The 75-minute documentary combines Shomali’s illustrations with interviews and re-enactments. The story begins with Shomali hiking in the desert. He tells us how, growing up in exile in Syria, he came across a comic strip about eighteen cows sold to the Palestinian town of Beit Sahour.

The story of the cows begins with their sale from a kibbutz outside Haifa to the residents of Beit Sahour. We follow their perilous journey by truck, their difficult birthing ordeals, their trials with the novice Palestinian dairy farmers who don’t know how to milk them, their pursuit by the Israeli authorities who deemed them a threat, and finally their second and final sale to the butcher, soon after the Oslo Accords.

The intifada in Beit Sahour, or this recounting of its history, thus begins with the sale of the bovines and their forced departure from the land of their birth, the kibbutz. Significantly, we understand this inciting moment through the fears and anxieties of the cows: Goldie, Ruth, Lola, and Rivka. Humanized via voice-over in Shomali’s illustrations, the cows internalize this selling off as a great trauma.

Before we meet the residents of Beit Sahour in any substantive way, we identify with these four female cows as the real victims of the story, sold off against their will to this strange and scary place called Palestine, under the tutelage of the equally scary Palestinians. That the real subjects of the film are the cows and not the Palestinians is indeed a peculiar take on this piece of Palestinian history, especially considering their anthropomorphization as Israeli cows.

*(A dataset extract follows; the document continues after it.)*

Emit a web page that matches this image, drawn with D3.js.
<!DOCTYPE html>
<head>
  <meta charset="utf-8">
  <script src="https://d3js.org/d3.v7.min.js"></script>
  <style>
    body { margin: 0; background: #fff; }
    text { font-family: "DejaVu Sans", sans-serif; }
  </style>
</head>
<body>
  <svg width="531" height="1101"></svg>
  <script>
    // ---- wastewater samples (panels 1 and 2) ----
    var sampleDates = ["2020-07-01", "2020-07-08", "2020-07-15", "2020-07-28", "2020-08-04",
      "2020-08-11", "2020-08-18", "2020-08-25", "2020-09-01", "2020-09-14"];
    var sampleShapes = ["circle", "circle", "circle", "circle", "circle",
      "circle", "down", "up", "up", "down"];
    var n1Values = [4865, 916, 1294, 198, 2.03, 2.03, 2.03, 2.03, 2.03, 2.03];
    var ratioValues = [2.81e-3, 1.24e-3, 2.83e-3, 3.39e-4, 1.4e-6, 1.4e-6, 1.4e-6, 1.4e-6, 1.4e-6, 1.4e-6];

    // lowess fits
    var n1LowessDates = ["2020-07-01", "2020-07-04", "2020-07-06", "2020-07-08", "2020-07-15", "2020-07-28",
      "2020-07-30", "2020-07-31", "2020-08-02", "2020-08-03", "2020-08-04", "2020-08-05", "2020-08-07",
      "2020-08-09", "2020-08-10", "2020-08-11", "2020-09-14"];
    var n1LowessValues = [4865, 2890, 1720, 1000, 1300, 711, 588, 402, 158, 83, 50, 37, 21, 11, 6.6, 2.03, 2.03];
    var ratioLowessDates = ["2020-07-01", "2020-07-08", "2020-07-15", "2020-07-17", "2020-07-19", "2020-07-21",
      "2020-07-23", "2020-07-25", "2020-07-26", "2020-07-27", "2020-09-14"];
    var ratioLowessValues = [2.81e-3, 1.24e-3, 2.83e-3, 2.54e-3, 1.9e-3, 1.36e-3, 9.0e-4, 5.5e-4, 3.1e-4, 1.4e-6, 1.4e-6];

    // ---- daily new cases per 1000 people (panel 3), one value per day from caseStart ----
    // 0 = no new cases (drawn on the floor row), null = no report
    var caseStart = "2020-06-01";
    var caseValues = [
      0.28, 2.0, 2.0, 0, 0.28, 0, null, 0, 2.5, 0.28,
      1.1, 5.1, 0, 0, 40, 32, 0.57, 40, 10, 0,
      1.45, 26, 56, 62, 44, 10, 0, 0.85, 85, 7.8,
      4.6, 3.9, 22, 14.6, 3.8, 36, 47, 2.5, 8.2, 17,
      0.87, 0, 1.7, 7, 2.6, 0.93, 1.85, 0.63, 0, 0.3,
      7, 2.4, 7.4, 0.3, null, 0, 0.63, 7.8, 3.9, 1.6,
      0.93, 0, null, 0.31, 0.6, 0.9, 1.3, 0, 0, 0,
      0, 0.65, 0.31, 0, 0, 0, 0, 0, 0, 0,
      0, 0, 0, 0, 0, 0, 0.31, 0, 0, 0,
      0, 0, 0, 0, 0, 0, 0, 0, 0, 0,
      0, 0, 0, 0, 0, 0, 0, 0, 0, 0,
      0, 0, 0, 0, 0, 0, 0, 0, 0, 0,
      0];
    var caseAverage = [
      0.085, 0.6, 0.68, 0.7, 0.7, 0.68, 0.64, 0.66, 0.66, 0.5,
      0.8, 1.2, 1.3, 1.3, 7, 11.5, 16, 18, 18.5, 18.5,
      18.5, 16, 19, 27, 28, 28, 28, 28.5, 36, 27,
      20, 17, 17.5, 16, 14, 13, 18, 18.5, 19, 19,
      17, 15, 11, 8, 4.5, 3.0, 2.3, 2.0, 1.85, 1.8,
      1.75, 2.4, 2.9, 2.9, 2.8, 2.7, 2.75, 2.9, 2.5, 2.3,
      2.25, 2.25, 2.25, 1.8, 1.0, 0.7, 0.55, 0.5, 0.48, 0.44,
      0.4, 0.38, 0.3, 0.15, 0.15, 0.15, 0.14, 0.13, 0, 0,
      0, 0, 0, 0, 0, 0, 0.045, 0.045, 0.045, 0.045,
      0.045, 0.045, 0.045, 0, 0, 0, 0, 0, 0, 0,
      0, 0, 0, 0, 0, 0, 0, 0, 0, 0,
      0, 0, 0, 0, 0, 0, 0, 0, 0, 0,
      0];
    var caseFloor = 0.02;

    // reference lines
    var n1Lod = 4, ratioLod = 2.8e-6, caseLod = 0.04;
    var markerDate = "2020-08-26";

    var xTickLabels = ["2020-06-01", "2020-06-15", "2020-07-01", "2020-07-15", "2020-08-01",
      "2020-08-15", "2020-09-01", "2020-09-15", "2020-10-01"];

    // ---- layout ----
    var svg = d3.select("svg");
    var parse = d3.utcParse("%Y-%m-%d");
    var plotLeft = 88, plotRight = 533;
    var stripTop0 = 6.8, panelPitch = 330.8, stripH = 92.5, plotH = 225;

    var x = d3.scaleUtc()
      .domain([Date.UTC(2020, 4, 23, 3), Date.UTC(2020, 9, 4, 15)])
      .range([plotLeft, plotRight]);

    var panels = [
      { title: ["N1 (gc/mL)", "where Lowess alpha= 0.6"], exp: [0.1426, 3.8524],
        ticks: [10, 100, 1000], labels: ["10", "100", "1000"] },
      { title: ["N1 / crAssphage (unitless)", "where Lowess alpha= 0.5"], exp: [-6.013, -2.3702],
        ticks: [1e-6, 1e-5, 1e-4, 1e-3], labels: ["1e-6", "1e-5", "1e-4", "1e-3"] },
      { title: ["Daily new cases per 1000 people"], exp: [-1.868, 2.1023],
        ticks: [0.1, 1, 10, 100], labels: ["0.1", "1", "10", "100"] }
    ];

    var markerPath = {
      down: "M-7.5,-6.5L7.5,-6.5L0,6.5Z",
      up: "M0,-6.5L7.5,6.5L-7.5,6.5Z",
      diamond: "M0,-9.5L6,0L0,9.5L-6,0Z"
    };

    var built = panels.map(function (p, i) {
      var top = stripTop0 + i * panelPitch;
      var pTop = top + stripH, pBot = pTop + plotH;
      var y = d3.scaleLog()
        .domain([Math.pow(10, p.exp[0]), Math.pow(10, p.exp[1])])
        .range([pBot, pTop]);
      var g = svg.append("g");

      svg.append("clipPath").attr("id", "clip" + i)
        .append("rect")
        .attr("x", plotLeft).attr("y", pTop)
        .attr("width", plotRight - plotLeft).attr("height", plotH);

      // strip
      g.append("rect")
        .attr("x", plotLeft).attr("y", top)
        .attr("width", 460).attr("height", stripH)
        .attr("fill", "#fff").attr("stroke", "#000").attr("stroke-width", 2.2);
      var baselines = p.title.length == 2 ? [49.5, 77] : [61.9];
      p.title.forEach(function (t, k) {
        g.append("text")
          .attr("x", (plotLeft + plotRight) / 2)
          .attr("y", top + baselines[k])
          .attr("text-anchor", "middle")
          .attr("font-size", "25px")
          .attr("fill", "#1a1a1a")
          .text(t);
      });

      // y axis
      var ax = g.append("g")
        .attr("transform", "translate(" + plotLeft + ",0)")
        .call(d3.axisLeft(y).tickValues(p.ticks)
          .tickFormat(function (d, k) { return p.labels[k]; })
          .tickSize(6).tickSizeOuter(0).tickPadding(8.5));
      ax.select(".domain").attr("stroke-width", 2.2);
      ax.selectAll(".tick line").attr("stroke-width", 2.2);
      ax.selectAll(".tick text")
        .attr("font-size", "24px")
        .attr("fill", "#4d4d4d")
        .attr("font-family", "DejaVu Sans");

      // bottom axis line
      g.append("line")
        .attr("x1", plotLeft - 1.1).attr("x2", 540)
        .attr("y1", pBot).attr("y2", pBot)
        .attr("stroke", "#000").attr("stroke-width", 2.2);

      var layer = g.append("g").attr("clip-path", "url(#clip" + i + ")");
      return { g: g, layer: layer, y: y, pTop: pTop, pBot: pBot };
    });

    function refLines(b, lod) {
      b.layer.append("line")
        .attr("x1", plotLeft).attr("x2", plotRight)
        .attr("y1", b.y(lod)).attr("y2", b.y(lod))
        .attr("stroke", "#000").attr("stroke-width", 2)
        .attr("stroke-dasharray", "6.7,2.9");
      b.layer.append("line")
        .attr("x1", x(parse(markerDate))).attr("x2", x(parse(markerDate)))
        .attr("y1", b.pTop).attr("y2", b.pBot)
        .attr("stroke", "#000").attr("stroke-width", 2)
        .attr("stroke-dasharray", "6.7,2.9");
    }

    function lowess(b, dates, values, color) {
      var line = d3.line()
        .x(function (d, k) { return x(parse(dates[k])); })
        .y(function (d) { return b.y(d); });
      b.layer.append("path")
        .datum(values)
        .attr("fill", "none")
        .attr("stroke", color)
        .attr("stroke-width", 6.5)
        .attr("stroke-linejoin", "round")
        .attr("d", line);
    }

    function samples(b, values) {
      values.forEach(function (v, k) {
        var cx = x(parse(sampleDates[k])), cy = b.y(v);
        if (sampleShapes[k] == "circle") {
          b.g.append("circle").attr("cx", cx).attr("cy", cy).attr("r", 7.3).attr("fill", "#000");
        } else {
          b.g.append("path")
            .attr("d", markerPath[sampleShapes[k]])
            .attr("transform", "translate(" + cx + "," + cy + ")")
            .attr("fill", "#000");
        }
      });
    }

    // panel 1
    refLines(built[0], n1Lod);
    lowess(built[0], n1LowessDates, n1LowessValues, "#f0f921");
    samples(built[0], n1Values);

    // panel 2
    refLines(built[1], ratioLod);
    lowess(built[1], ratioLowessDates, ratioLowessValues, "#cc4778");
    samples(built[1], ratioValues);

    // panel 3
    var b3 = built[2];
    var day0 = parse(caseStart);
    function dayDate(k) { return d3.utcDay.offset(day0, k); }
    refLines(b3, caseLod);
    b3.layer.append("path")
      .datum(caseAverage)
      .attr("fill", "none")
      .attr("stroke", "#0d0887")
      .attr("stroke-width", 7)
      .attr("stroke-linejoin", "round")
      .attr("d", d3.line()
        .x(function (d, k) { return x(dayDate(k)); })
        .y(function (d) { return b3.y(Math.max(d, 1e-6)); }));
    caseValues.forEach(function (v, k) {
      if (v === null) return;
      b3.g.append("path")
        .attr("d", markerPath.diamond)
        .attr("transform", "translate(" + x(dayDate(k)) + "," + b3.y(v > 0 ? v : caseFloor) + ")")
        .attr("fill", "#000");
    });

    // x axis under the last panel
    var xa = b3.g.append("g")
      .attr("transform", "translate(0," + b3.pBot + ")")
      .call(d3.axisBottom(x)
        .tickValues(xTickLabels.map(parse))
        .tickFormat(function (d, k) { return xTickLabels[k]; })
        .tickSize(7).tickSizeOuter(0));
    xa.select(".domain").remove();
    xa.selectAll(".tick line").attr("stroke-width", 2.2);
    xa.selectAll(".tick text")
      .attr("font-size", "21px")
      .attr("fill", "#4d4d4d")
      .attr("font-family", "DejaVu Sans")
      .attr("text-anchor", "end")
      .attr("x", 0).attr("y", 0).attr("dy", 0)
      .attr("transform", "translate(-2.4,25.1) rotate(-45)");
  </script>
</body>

“We deserve to have cows!”

Practically, Shomali and Cowan’s story is about a town’s struggle for self-sufficiency in the face of considerable military, economic and socio-cultural oppression. But the weight of this reality is never fully communicated — or at least, it is not sustained. The very real (and still very current) political question about how to counter Israeli repression with Palestinian self-sufficiency is replaced by a comicality induced by the use of cows as the story’s protagonists, their funny sounds, and the absurdity of dealing with one when you have no training to do so.

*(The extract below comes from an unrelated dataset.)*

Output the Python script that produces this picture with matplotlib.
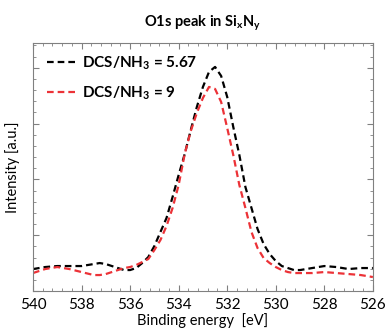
import numpy as np
import matplotlib.pyplot as plt
from matplotlib.ticker import MultipleLocator, AutoMinorLocator

plt.rcParams['font.family'] = ['Lato', 'DejaVu Sans']
plt.rcParams['mathtext.fontset'] = 'custom'
plt.rcParams['mathtext.rm'] = 'Lato'
plt.rcParams['mathtext.bf'] = 'Lato:bold'
plt.rcParams['mathtext.default'] = 'bf'

# binding energy grid [eV]
energy = [540, 539.5, 539, 538.5, 538, 537.5, 537.25, 537, 536.75, 536.5, 536.25,
          536, 535.75, 535.5, 535.25, 535, 534.75, 534.5, 534.25, 534, 533.75,
          533.5, 533.25, 533, 532.75, 532.5, 532.25, 532, 531.75, 531.5, 531.25,
          531, 530.75, 530.5, 530.25, 530, 529.75, 529.5, 529.25, 529, 528.5,
          528, 527.5, 527, 526.5, 526]

# intensity, a.u.
dcs_567 = [22, 24, 25, 25, 25, 27, 28, 27, 25, 23, 21,
           21, 23, 28, 34, 45, 59, 73, 94, 116, 137,
           161, 184, 204, 219, 224, 215, 194, 164, 136, 104,
           83, 62, 47, 37, 30, 25, 23, 21, 21, 23,
           25, 24, 22, 23, 23]
dcs_9 = [18, 22, 24, 22, 19, 16, 16, 17, 19, 21, 23,
         24, 26, 29, 32, 41, 51, 65, 83, 106, 137,
         160, 178, 193, 204, 202, 189, 163, 136, 106, 83,
         59, 43, 33, 28, 24, 21, 19, 18, 18, 18,
         19, 18, 17, 16, 14]

labels = ['DCS/NH$_3$ = 5.67', 'DCS/NH$_3$ = 9']
colors = ['black', '#ec3237']

fig = plt.figure(figsize=(3.88, 3.30), dpi=100)
ax = fig.add_axes([0.085, 0.118, 0.876, 0.752])

for y, lab, c in zip([dcs_567, dcs_9], labels, colors):
    ax.plot(energy, y, color=c, lw=1.6, linestyle=(0, (3, 1.8)), label=lab)

ax.set_xlim(540, 526)
ax.set_ylim(0, 248)
ax.xaxis.set_major_locator(MultipleLocator(2))
ax.xaxis.set_minor_locator(AutoMinorLocator(5))
ax.yaxis.set_major_locator(MultipleLocator(55.8))
ax.yaxis.set_minor_locator(AutoMinorLocator(5))
ax.tick_params(which='both', direction='in', top=True, right=True, color='#808080')
ax.tick_params(which='major', length=4, labelsize=11, pad=5)
ax.tick_params(which='minor', length=2.5)
ax.set_yticklabels([])
for s in ax.spines.values():
    s.set_color('#808080')

ax.set_xlabel('Binding energy  [eV]', fontsize=10.5, labelpad=1)
ax.set_ylabel('Intensity [a.u.]', fontsize=10.5, labelpad=4)
ax.set_title('O1s peak in Si$_x$N$_y$', fontsize=10.5, fontweight='bold', pad=12)

ax.legend(frameon=False, loc='upper left', bbox_to_anchor=(0.0, 1.01),
          prop={'weight': 'bold', 'size': 11}, handlelength=1.9,
          handletextpad=0.4, labelspacing=0.85)

fig.savefig('out.png', dpi=100)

The music score contributes to this, the editing of the interviews contributes to this, and the animation itself contributes to this. At one point, the town physician is edited into a sound bite saying, “We are Palestinians. We deserve a home, we deserve our land, we deserve our freedom — and we deserve to have cows!” The subtext here is “We have the right to be self-sufficient. We deserve not to pay taxes to an occupying power. We deserve to be able to feed our own children.” But the framing put forth in the initial sequences of the film trivializes all of this into a rather absurd declaration of the right to a cow.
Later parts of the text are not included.